--- start ---

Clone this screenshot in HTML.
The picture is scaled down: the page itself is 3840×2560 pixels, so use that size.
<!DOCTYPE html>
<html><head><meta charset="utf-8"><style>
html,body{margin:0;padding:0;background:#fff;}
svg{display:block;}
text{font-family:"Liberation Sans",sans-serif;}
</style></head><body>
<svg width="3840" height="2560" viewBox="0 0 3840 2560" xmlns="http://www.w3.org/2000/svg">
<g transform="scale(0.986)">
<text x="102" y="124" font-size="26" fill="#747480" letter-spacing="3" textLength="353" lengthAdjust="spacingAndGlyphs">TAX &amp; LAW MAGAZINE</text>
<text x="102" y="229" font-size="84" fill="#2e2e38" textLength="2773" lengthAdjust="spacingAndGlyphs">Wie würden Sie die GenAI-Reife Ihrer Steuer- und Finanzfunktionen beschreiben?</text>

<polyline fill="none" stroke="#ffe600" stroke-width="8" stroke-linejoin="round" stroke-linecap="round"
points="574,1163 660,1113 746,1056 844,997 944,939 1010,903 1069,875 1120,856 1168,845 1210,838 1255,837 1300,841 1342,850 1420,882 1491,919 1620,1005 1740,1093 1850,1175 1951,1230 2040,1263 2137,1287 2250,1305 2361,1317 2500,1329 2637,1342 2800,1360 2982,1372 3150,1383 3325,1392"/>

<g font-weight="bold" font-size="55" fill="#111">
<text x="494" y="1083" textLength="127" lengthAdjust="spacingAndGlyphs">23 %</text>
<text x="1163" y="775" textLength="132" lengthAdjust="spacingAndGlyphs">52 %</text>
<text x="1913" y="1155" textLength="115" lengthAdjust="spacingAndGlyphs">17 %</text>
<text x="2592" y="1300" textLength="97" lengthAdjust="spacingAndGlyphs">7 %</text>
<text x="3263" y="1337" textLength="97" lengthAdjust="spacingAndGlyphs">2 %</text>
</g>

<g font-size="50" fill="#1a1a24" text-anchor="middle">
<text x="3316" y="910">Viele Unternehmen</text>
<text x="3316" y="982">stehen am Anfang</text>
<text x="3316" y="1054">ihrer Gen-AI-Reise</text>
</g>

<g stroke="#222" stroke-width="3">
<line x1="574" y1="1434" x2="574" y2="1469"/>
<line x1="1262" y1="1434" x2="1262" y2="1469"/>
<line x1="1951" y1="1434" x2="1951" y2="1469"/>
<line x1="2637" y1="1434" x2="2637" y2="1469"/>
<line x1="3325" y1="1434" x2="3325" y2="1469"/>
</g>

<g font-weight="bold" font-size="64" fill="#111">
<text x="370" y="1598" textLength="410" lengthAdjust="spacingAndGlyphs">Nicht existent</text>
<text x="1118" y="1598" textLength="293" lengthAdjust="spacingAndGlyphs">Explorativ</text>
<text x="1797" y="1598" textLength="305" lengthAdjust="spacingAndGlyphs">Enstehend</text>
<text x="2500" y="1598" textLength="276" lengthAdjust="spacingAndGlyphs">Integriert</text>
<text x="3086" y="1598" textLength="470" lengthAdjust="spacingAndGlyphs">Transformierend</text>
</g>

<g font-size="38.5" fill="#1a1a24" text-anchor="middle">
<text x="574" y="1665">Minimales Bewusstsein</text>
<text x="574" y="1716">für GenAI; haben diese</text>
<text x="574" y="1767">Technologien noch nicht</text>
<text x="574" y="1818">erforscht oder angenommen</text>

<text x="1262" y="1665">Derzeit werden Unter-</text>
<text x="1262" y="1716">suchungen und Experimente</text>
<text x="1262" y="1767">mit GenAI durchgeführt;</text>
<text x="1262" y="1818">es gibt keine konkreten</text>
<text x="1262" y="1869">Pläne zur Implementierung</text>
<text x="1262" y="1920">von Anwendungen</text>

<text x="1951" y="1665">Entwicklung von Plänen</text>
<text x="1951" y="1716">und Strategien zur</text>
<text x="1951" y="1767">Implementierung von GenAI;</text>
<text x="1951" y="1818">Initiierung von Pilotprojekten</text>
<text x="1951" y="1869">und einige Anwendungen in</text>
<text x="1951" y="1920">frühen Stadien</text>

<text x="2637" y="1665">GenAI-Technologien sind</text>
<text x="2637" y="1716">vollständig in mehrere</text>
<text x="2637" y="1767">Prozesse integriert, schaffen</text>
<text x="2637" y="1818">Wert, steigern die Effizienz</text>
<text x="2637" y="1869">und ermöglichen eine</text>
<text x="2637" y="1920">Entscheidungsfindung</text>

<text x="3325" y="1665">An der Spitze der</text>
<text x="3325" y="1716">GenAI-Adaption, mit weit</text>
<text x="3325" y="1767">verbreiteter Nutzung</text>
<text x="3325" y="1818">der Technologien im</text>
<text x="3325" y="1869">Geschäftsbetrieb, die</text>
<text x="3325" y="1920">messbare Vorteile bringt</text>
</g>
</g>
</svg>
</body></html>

--- end ---

Transcribe every line of the data, exactly as it stands.

Clone this screenshot in HTML.
The picture is scaled down: the page itself is 3840×2560 pixels, so use that size.
<!DOCTYPE html>
<html><head><meta charset="utf-8"><style>
html,body{margin:0;padding:0;background:#fff;}
svg{display:block;}
text{font-family:"Liberation Sans",sans-serif;}
</style></head><body>
<svg width="3840" height="2560" viewBox="0 0 3840 2560" xmlns="http://www.w3.org/2000/svg">
<g transform="scale(0.986)">
<text x="102" y="124" font-size="26" fill="#747480" letter-spacing="3" textLength="353" lengthAdjust="spacingAndGlyphs">TAX &amp; LAW MAGAZINE</text>
<text x="102" y="229" font-size="84" fill="#2e2e38" textLength="2773" lengthAdjust="spacingAndGlyphs">Wie würden Sie die GenAI-Reife Ihrer Steuer- und Finanzfunktionen beschreiben?</text>

<polyline fill="none" stroke="#ffe600" stroke-width="8" stroke-linejoin="round" stroke-linecap="round"
points="574,1163 660,1113 746,1056 844,997 944,939 1010,903 1069,875 1120,856 1168,845 1210,838 1255,837 1300,841 1342,850 1420,882 1491,919 1620,1005 1740,1093 1850,1175 1951,1230 2040,1263 2137,1287 2250,1305 2361,1317 2500,1329 2637,1342 2800,1360 2982,1372 3150,1383 3325,1392"/>

<g font-weight="bold" font-size="55" fill="#111">
<text x="494" y="1083" textLength="127" lengthAdjust="spacingAndGlyphs">23 %</text>
<text x="1163" y="775" textLength="132" lengthAdjust="spacingAndGlyphs">52 %</text>
<text x="1913" y="1155" textLength="115" lengthAdjust="spacingAndGlyphs">17 %</text>
<text x="2592" y="1300" textLength="97" lengthAdjust="spacingAndGlyphs">7 %</text>
<text x="3263" y="1337" textLength="97" lengthAdjust="spacingAndGlyphs">2 %</text>
</g>

<g font-size="50" fill="#1a1a24" text-anchor="middle">
<text x="3316" y="910">Viele Unternehmen</text>
<text x="3316" y="982">stehen am Anfang</text>
<text x="3316" y="1054">ihrer Gen-AI-Reise</text>
</g>

<g stroke="#222" stroke-width="3">
<line x1="574" y1="1434" x2="574" y2="1469"/>
<line x1="1262" y1="1434" x2="1262" y2="1469"/>
<line x1="1951" y1="1434" x2="1951" y2="1469"/>
<line x1="2637" y1="1434" x2="2637" y2="1469"/>
<line x1="3325" y1="1434" x2="3325" y2="1469"/>
</g>

<g font-weight="bold" font-size="64" fill="#111">
<text x="370" y="1598" textLength="410" lengthAdjust="spacingAndGlyphs">Nicht existent</text>
<text x="1118" y="1598" textLength="293" lengthAdjust="spacingAndGlyphs">Explorativ</text>
<text x="1797" y="1598" textLength="305" lengthAdjust="spacingAndGlyphs">Enstehend</text>
<text x="2500" y="1598" textLength="276" lengthAdjust="spacingAndGlyphs">Integriert</text>
<text x="3086" y="1598" textLength="470" lengthAdjust="spacingAndGlyphs">Transformierend</text>
</g>

<g font-size="38.5" fill="#1a1a24" text-anchor="middle">
<text x="574" y="1665">Minimales Bewusstsein</text>
<text x="574" y="1716">für GenAI; haben diese</text>
<text x="574" y="1767">Technologien noch nicht</text>
<text x="574" y="1818">erforscht oder angenommen</text>

<text x="1262" y="1665">Derzeit werden Unter-</text>
<text x="1262" y="1716">suchungen und Experimente</text>
<text x="1262" y="1767">mit GenAI durchgeführt;</text>
<text x="1262" y="1818">es gibt keine konkreten</text>
<text x="1262" y="1869">Pläne zur Implementierung</text>
<text x="1262" y="1920">von Anwendungen</text>

<text x="1951" y="1665">Entwicklung von Plänen</text>
<text x="1951" y="1716">und Strategien zur</text>
<text x="1951" y="1767">Implementierung von GenAI;</text>
<text x="1951" y="1818">Initiierung von Pilotprojekten</text>
<text x="1951" y="1869">und einige Anwendungen in</text>
<text x="1951" y="1920">frühen Stadien</text>

<text x="2637" y="1665">GenAI-Technologien sind</text>
<text x="2637" y="1716">vollständig in mehrere</text>
<text x="2637" y="1767">Prozesse integriert, schaffen</text>
<text x="2637" y="1818">Wert, steigern die Effizienz</text>
<text x="2637" y="1869">und ermöglichen eine</text>
<text x="2637" y="1920">Entscheidungsfindung</text>

<text x="3325" y="1665">An der Spitze der</text>
<text x="3325" y="1716">GenAI-Adaption, mit weit</text>
<text x="3325" y="1767">verbreiteter Nutzung</text>
<text x="3325" y="1818">der Technologien im</text>
<text x="3325" y="1869">Geschäftsbetrieb, die</text>
<text x="3325" y="1920">messbare Vorteile bringt</text>
</g>
</g>
</svg>
</body></html>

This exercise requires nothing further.